Museum on Main Street
First up is Museum on Mainstreet (MoMS), part of the Smithsonian’s Traveling Exhibition Service, designed as an outreach program to focus on small towns and rural communities, with a median population of 8,000. Their goal is to “to engage communities and become a catalyst for conversation about life in small-town America. We want to start dialogs, build excitement, facilitate connections, and open doors to your community’s history, culture, people, and sense of local pride.” MoMS has visited over 1,800 communities as part of their program.
On the website home page, they have several dropdown options: Exhibitions, Stories, Resource Center, Educators, and Partners & Venues. These are parts of the collection the highlight the most, with options to select featured items from each section. Under exhibitions, it gives information about the exhibit, some images, some key terms from it, and the schedule for the exhibit. Stories allows for people to submit stories that make them feel connected to history in some way. MoMS then posts the narrative, media files, and relevant links. The resource center contains downloadable .pdfs and webinars that help people with the preservation of local history. Lastly, the educators tab allows for teachers to get involved with MoMs, promote their students work, and to gain access to lesson plans and educational resources.
This platform is a really good example of participatory action in museums through their dedication to community members and teachers actively submitting and publishing how history affects them through the program.
Histories of the National Mall
The Roy Rosenzweig Center for History and New Media designed the Histories of the National Mall to allow viewers to explore its rich history through a collection of maps, question-based explorations, collections of significant people, and significant events that shaped the history of the National Mall.
The map is interactive and looks similar to those available on CurateScape. It allows you to view several different layer options including historic maps and to view and select points of interest. The explorations tab has small entries that answer questions or fun facts about the National Mall. The people tab functions more like an Omeka collection, with each entry having a lot of detail and metadata about the individual. Lastly, the events tab allows you to explore a curated list of past events in chronological order. Each entry has tags, allowing the visitor to explore the site thematically as well.

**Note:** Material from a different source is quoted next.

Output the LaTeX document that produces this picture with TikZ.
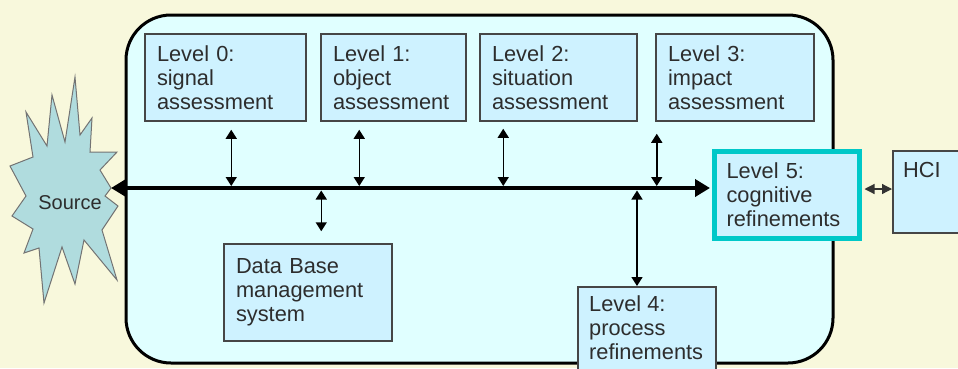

Both of the previous websites functioned more as interactive or participatory exhibits, but Argument Wars is a fun example of an educational video game. iCivics is an online source that focuses on creating engaging and interactive civic education. Argument Wars is one of their games which allows the visitor to argue 9 major Supreme Court cases, including Brown v. Board of Education and Miranda v. Arizona.
I decided to play Brown v. Board of Education and then choose your lawyer avatar. It begins with an opening title slide, giving background information about the case and telling me that this case has a voice over option (yay accessibility!). Another nice touch is that the game presents the judges as randomized characters, making the bench much more inclusive and diverse than it traditionally has been.
It then allows you to decide which side of the case you’d like to argue. It then goes through opening arguments of the case, from your character arguing for your side to the judges commenting on the arguments and then hearing from the opposing side. You then get to select what Constitutional base you are using to make your argument.
Then you get 4 rounds to present your arguments. You draw cards that either support your argument, object to the opposition’s argument, or explain further to the court which can give you more points. Within the cards are some explanations of terms to help the player navigate some legal jargon.
After the four rounds the game tells you which side won and “what actually happened” by providing more details about the case. You can then download a certificate of completion or return the title page.
All of these sites are creative examples of creating history in engaging ways through digital methods. Which of these did you like the best? How can we continue to use the popularity of video games to engage people with history? Should major institutions begin to program more interactive and video games as part of future exhibitions?